Problem requirements :: Word for word, give the material below again, minus any images.

═══

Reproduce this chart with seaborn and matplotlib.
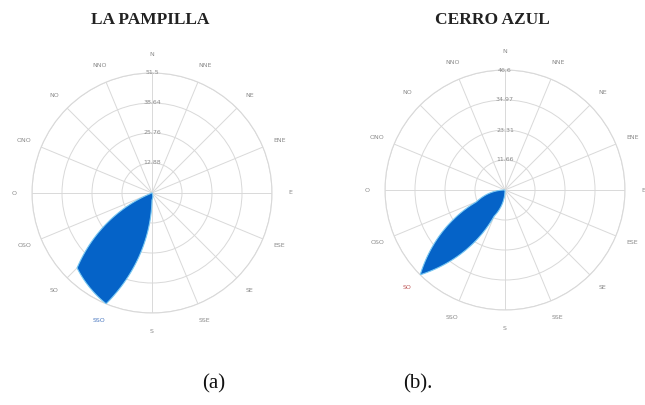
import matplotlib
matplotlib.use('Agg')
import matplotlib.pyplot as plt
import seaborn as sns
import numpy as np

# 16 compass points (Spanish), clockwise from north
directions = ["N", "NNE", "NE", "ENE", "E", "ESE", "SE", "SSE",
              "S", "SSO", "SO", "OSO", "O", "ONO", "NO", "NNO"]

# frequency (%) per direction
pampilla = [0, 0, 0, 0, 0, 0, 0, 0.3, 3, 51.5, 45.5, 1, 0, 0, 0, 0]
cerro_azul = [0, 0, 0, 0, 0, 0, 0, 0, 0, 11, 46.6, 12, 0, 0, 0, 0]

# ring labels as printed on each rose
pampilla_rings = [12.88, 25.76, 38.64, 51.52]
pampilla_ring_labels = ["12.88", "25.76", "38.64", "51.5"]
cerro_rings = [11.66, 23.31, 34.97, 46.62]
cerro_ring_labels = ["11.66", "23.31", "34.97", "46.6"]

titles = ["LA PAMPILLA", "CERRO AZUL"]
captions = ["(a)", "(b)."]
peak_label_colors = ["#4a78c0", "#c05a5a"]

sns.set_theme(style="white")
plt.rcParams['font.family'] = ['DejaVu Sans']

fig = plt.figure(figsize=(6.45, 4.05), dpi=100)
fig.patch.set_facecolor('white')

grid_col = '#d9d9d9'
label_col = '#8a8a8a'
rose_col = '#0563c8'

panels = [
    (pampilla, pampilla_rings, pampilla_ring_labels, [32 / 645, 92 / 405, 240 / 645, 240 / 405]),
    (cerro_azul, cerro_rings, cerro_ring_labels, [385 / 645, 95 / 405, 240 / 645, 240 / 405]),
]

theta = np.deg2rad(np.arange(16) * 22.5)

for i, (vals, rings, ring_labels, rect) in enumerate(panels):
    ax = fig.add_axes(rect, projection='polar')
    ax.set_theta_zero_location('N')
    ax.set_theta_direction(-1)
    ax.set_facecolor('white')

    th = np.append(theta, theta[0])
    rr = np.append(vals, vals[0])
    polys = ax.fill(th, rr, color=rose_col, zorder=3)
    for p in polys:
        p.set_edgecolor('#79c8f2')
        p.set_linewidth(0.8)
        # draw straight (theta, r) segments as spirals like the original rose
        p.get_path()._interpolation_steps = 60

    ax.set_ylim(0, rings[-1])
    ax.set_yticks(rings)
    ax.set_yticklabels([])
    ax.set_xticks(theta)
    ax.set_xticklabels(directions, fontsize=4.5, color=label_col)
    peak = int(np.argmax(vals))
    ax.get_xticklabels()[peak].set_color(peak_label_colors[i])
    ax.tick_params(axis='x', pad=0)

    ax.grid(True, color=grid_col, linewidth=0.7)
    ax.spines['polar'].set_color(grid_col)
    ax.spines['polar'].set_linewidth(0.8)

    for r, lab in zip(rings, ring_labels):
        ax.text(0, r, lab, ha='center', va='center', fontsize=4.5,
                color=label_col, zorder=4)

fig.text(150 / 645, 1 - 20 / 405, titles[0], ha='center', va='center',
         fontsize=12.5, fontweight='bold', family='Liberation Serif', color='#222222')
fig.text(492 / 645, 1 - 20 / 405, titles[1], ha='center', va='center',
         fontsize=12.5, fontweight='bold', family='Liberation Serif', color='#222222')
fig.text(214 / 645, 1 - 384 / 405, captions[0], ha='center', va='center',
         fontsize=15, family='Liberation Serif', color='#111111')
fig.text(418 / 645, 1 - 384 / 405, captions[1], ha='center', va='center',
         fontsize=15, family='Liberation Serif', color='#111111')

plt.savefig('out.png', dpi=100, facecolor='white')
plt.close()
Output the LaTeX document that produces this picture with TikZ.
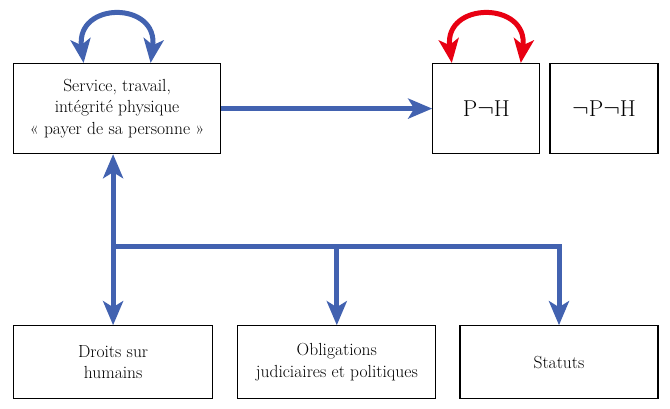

═══

The response ::
Reproduce this chart with seaborn and matplotlib.
import matplotlib
matplotlib.use('Agg')
import matplotlib.pyplot as plt
import seaborn as sns
import numpy as np

# 16 compass points (Spanish), clockwise from north
directions = ["N", "NNE", "NE", "ENE", "E", "ESE", "SE", "SSE",
              "S", "SSO", "SO", "OSO", "O", "ONO", "NO", "NNO"]

# frequency (%) per direction
pampilla = [0, 0, 0, 0, 0, 0, 0, 0.3, 3, 51.5, 45.5, 1, 0, 0, 0, 0]
cerro_azul = [0, 0, 0, 0, 0, 0, 0, 0, 0, 11, 46.6, 12, 0, 0, 0, 0]

# ring labels as printed on each rose
pampilla_rings = [12.88, 25.76, 38.64, 51.52]
pampilla_ring_labels = ["12.88", "25.76", "38.64", "51.5"]
cerro_rings = [11.66, 23.31, 34.97, 46.62]
cerro_ring_labels = ["11.66", "23.31", "34.97", "46.6"]

titles = ["LA PAMPILLA", "CERRO AZUL"]
captions = ["(a)", "(b)."]
peak_label_colors = ["#4a78c0", "#c05a5a"]

sns.set_theme(style="white")
plt.rcParams['font.family'] = ['DejaVu Sans']

fig = plt.figure(figsize=(6.45, 4.05), dpi=100)
fig.patch.set_facecolor('white')

grid_col = '#d9d9d9'
label_col = '#8a8a8a'
rose_col = '#0563c8'

panels = [
    (pampilla, pampilla_rings, pampilla_ring_labels, [32 / 645, 92 / 405, 240 / 645, 240 / 405]),
    (cerro_azul, cerro_rings, cerro_ring_labels, [385 / 645, 95 / 405, 240 / 645, 240 / 405]),
]

theta = np.deg2rad(np.arange(16) * 22.5)

for i, (vals, rings, ring_labels, rect) in enumerate(panels):
    ax = fig.add_axes(rect, projection='polar')
    ax.set_theta_zero_location('N')
    ax.set_theta_direction(-1)
    ax.set_facecolor('white')

    th = np.append(theta, theta[0])
    rr = np.append(vals, vals[0])
    polys = ax.fill(th, rr, color=rose_col, zorder=3)
    for p in polys:
        p.set_edgecolor('#79c8f2')
        p.set_linewidth(0.8)
        # draw straight (theta, r) segments as spirals like the original rose
        p.get_path()._interpolation_steps = 60

    ax.set_ylim(0, rings[-1])
    ax.set_yticks(rings)
    ax.set_yticklabels([])
    ax.set_xticks(theta)
    ax.set_xticklabels(directions, fontsize=4.5, color=label_col)
    peak = int(np.argmax(vals))
    ax.get_xticklabels()[peak].set_color(peak_label_colors[i])
    ax.tick_params(axis='x', pad=0)

    ax.grid(True, color=grid_col, linewidth=0.7)
    ax.spines['polar'].set_color(grid_col)
    ax.spines['polar'].set_linewidth(0.8)

    for r, lab in zip(rings, ring_labels):
        ax.text(0, r, lab, ha='center', va='center', fontsize=4.5,
                color=label_col, zorder=4)

fig.text(150 / 645, 1 - 20 / 405, titles[0], ha='center', va='center',
         fontsize=12.5, fontweight='bold', family='Liberation Serif', color='#222222')
fig.text(492 / 645, 1 - 20 / 405, titles[1], ha='center', va='center',
         fontsize=12.5, fontweight='bold', family='Liberation Serif', color='#222222')
fig.text(214 / 645, 1 - 384 / 405, captions[0], ha='center', va='center',
         fontsize=15, family='Liberation Serif', color='#111111')
fig.text(418 / 645, 1 - 384 / 405, captions[1], ha='center', va='center',
         fontsize=15, family='Liberation Serif', color='#111111')

plt.savefig('out.png', dpi=100, facecolor='white')
plt.close()
Output the LaTeX document that produces this picture with TikZ.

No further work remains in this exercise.